„Früher lagen nicht so viele schwer pflegebedürftige Patienten auf der Station“, sagt Petra Lindau. Damals, das ist 32 Jahre her. Die Verweildauer in Krankenhäusern hat deutlich abgenommen, dafür sind immer mehr Patienten auf viele Handreichungen angewiesen und die Zahl der genesenden, weitgehend selbstständigen Patienten ist rückläufig. Das erleichtert den Pflegeberuf nicht. Die WAZ hat im Krupp-Krankenhaus eine Schicht begleitet - und den von Bürokratie bestimmten Alltag der Pflegekräfte kennengelernt.
6 Uhr morgens, die Frühschicht übernimmt vom Nachtdienst. Petra Lindau, die von der Krankenschwester zur Stationsleitung am Rüttenscheider Alfried-Krupp-Krankenhaus aufgestiegen ist, hört aufmerksam zu, stellt Fragen, wenn von nächtlichen Komplikationen der die Rede ist, macht sich Notizen. Alles Weitere wird sie in der Patientenakte, dem Kadex, finden.

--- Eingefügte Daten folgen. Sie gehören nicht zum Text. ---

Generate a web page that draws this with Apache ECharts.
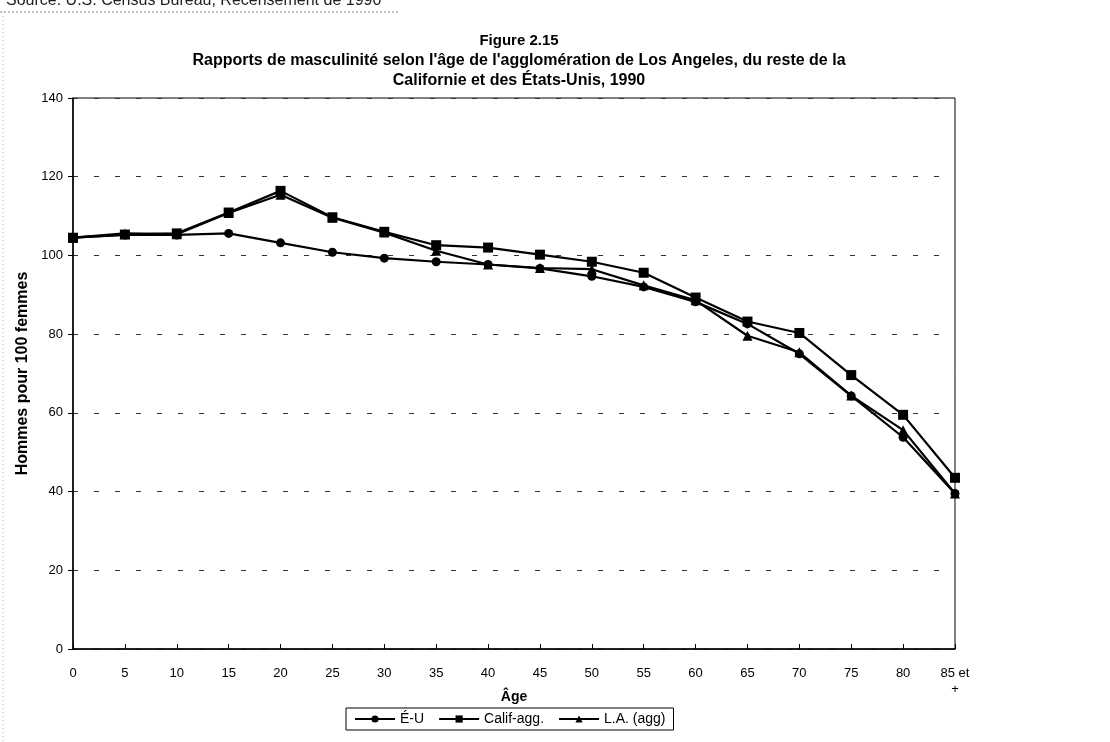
<!DOCTYPE html>
<html>
<head>
<meta charset="utf-8">
<script src="https://cdn.jsdelivr.net/npm/echarts@6/dist/echarts.min.js"></script>
<style>
html,body{margin:0;padding:0;background:#fff;}
#chart{width:1110px;height:742px;}
</style>
</head>
<body>
<div id="chart"></div>
<script>
const ages = ['0','5','10','15','20','25','30','35','40','45','50','55','60','65','70','75','80','85 et\n+'];
const yTicks = [0,20,40,60,80,100,120,140];
const eu    = [104.5,105.2,105.2,105.6,103.2,100.8,99.3,98.4,97.7,96.7,94.7,92.0,88.2,82.6,75.0,64.3,53.8,39.5];
const calif = [104.5,105.3,105.6,110.9,116.4,109.7,106.0,102.6,102.0,100.2,98.4,95.6,89.3,83.2,80.3,69.6,59.5,43.5];
const la    = [104.5,105.6,105.4,110.8,115.4,109.6,105.8,101.2,97.7,96.8,96.5,92.4,88.6,79.6,75.4,64.4,55.6,39.5];
const seriesNames = ['É-U','Calif-agg.','L.A. (agg)'];
const titleLines = ['Figure 2.15',"Rapports de masculinité selon l'âge de l'agglomération de Los Angeles, du reste de la",'Californie et des États-Unis, 1990'];
const sourceText = 'Source: U.S. Census Bureau, Recensement de 1990';
const xName = 'Âge';
const yName = 'Hommes pour 100 femmes';

const FONT = '"Liberation Sans", Arial, sans-serif';
const chart = echarts.init(document.getElementById('chart'), null, {renderer:'canvas'});
function mk(name, data, symbol, size){
  return {name, type:'line', data, symbol, symbolSize:size, showSymbol:true,
    lineStyle:{color:'#000', width:2.2}, itemStyle:{color:'#000'}, animation:false, z:3};
}
chart.setOption({
  backgroundColor:'#fff',
  animation:false,
  textStyle:{fontFamily:FONT, color:'#000'},
  title:{
    text: '{a|' + titleLines[0] + '}\n{b|' + titleLines[1] + '}\n{b|' + titleLines[2] + '}',
    left: 514, top: 26, textAlign:'center',
    textStyle:{
      rich:{
        a:{fontFamily:FONT, fontSize:15, fontWeight:'bold', color:'#000', lineHeight:20, align:'center'},
        b:{fontFamily:FONT, fontSize:16, fontWeight:'bold', color:'#000', lineHeight:20, align:'center'}
      }
    }
  },
  graphic:[
    {type:'text', left:6, top:-7, style:{text:sourceText, font:'16px "Liberation Sans", Arial, sans-serif', fill:'#222'}},
    {type:'line', shape:{x1:0,y1:12,x2:398,y2:12}, style:{stroke:'#888', lineWidth:1, lineDash:[2,2]}},
    {type:'line', shape:{x1:3,y1:12,x2:3,y2:742}, style:{stroke:'#bbb', lineWidth:1, lineDash:[1,3]}},
    {type:'text', x:514, y:690, style:{text:xName, font:'bold 14px "Liberation Sans", Arial, sans-serif', fill:'#000', textAlign:'center', textVerticalAlign:'top'}}
  ],
  legend:{
    data: seriesNames,
    bottom: 12, left: 346,
    itemWidth: 40, itemHeight: 9, itemGap: 14,
    borderColor:'#000', borderWidth:1, borderRadius:0, padding:[4,8],
    textStyle:{fontFamily:FONT, fontSize:14, color:'#000'}
  },
  grid:{left:73, right:155, top:98, bottom:93, show:true, borderColor:'#000', borderWidth:1},
  xAxis:{
    type:'category', data: ages, boundaryGap:false,
    axisLine:{lineStyle:{color:'#000', width:1.5}},
    axisTick:{inside:true, length:5, lineStyle:{color:'#000'}},
    axisLabel:{fontFamily:FONT, fontSize:13, color:'#000', margin:16, lineHeight:16},
    splitLine:{show:false}
  },
  yAxis:{
    type:'value', min:0, max:140, interval:20,
    name: yName, nameLocation:'middle', nameGap:38,
    nameTextStyle:{fontFamily:FONT, fontSize:16, fontWeight:'bold', color:'#000'},
    axisLine:{show:true, lineStyle:{color:'#000', width:1.5}},
    axisTick:{show:true, length:5, lineStyle:{color:'#000'}},
    axisLabel:{fontFamily:FONT, fontSize:13, color:'#000', margin:10,
      formatter: v => yTicks.includes(v) ? String(v) : ''},
    splitLine:{show:true, lineStyle:{color:'#333', width:1, type:[5,16]}}
  },
  series:[
    mk(seriesNames[0], eu, 'circle', 9),
    mk(seriesNames[1], calif, 'rect', 10),
    mk(seriesNames[2], la, 'triangle', 10)
  ]
});
</script>
</body>
</html>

„Die Bürokratie hat in den letzten Jahren immer mehr zugenommen“, sagt Petra Lindau. Das zeigt sich schon bei Neuaufnahmen. Welche Vorerkrankungen bringt die eben angekommene Seniorin mit? Welche Medikamente nimmt sie ein? Und wie ist das Schmerzempfinden auf einer Skala von eins bis zehn? Krankenpflege-Schülerin Julia Werker notiert alle Angaben. Mal gehen die Antworten als Kreuzchen in den Patientenkadex ein, mal farbig in eine Kurve, wieder anderes findet sich als Text in der Akte wieder, in die bereits gut ein Dutzend standardisierte Formulare geheftet sind.

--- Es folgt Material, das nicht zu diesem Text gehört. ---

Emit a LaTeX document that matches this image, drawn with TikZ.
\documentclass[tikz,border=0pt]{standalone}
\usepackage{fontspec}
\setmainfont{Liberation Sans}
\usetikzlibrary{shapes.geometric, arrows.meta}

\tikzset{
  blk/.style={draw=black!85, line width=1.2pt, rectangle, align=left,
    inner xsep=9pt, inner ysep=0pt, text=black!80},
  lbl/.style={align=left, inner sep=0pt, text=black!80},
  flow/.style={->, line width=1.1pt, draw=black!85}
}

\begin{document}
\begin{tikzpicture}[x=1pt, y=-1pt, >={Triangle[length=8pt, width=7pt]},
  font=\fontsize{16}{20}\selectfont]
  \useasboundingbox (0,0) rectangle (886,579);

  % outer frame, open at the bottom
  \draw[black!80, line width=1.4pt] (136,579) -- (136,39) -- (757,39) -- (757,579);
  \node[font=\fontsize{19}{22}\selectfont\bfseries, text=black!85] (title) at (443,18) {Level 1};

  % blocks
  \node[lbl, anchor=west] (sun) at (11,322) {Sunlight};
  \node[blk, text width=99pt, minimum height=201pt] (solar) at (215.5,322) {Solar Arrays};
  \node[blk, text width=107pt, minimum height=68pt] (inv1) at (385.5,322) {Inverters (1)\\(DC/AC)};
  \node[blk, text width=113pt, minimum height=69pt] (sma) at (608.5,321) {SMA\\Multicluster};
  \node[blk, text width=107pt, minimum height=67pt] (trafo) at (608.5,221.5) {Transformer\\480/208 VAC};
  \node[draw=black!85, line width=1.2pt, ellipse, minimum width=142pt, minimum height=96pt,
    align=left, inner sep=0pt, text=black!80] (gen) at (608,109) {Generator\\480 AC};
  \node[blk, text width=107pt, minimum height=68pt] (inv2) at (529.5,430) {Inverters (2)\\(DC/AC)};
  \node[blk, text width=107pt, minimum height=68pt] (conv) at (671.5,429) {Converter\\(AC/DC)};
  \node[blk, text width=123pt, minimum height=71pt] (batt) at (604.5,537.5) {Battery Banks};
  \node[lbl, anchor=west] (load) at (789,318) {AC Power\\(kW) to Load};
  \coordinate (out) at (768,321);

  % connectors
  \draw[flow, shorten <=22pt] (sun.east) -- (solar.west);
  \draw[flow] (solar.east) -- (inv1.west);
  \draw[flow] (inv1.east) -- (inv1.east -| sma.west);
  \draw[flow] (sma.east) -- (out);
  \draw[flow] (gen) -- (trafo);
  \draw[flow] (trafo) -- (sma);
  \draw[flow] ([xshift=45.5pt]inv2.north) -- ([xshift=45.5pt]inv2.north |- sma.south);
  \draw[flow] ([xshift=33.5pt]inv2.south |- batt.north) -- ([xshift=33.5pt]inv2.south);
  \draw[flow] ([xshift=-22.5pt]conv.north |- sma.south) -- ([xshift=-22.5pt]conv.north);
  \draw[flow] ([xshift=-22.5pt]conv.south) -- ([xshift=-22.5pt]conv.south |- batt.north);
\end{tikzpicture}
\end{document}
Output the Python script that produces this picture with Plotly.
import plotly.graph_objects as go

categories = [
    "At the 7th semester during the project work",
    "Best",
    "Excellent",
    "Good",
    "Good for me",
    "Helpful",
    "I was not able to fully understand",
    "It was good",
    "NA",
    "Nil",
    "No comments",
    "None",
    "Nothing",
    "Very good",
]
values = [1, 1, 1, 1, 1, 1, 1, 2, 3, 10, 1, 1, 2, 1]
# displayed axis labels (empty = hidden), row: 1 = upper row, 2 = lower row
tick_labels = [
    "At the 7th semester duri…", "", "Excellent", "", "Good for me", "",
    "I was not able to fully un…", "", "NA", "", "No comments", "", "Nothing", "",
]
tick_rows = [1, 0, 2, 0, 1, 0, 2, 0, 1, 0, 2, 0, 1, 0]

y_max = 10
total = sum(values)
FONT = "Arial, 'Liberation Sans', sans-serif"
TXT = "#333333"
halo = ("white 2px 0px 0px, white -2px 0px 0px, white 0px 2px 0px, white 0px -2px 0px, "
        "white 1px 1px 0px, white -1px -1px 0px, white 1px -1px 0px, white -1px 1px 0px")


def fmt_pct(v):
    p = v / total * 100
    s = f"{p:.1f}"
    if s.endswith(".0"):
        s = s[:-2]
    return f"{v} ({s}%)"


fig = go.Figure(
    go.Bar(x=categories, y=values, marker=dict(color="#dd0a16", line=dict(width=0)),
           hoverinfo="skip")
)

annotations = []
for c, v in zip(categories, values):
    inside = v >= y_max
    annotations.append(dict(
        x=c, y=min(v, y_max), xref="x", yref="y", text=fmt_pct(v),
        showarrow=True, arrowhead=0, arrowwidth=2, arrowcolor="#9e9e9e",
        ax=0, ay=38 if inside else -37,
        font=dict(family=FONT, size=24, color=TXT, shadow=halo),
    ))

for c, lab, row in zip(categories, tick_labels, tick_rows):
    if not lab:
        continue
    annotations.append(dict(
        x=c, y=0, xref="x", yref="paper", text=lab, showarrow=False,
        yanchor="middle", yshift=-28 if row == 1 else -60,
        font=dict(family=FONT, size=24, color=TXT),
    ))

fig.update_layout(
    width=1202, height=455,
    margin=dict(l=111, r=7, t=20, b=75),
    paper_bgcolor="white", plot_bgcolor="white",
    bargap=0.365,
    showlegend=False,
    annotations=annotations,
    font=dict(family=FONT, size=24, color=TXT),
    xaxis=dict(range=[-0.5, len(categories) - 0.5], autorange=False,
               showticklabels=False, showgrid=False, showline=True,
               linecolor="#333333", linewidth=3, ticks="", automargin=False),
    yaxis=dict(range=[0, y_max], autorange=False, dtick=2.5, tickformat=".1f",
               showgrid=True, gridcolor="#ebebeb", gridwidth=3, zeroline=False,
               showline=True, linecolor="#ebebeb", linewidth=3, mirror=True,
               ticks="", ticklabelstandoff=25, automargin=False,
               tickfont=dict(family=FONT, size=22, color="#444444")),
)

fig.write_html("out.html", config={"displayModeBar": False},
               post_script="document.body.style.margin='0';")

Fragen, Antworten, so geht es eine Weile bis die Patientin ins Plaudern gerät. Von ihrem Mann erzählt sie, den sie normalerweise zu Hause umsorgt und nur ungern allein lässt. Von ihrer Familie, die sich rührend kümmere. Der Schmerz scheint erträglicher in diesen kurzen Momenten des Plauderns über Dinge, die der Seniorin am Herzen liegen. Sie lächelt, wirkt entspannter.
Doch als Julia Werker schließlich das Zimmer verlässt, schüttelt sie den Kopf: „Das hat eigentlich zu lange gedauert. Das muss schneller gehen“, sagt die Schwestern-Schülerin. Denn im Gesundheitswesen ist Zeit für private Gespräche nicht mehr vorgesehen. „Dabei ist es wichtig, zuzuhören“, sagt Werker. Details, die sich in keiner Akte je wiederfinden werden, höre man dabei, und lerne, worauf man im Umgang mit dem Menschen achten müsse. „Weil ich gern mit Menschen arbeite, habe ich mir den Beruf schließlich ausgesucht“, sagt sie. Um Menschen zu helfen, sie in schwerer Lebenslage nicht nur professionell zu unterstützen, sondern ihnen auch menschliche Zuwendung zu geben, sind die meisten Pflegekräfte angetreten. „Früher“, erinnert sich die Stationsleitung Petra Lindau, „gab es eine Kurve und ein Buch, in dem wir alles Wichtige protokolliert haben.“ Heute schiebt sie einen Aktenberg vor sich her. „Nehmen wir den Bogen für die Patientenaufklärung. Früher ist der ausgefüllt worden, der Patient bekam einen Durchschlag und das Original kam in die Akte. Heute brauche ich zusätzlich ein Formular, auf dem der Patient unterschreibt, dass er den Durchschlag der Patientenaufklärung auch erhalten hat“, sagt Petra Lindau.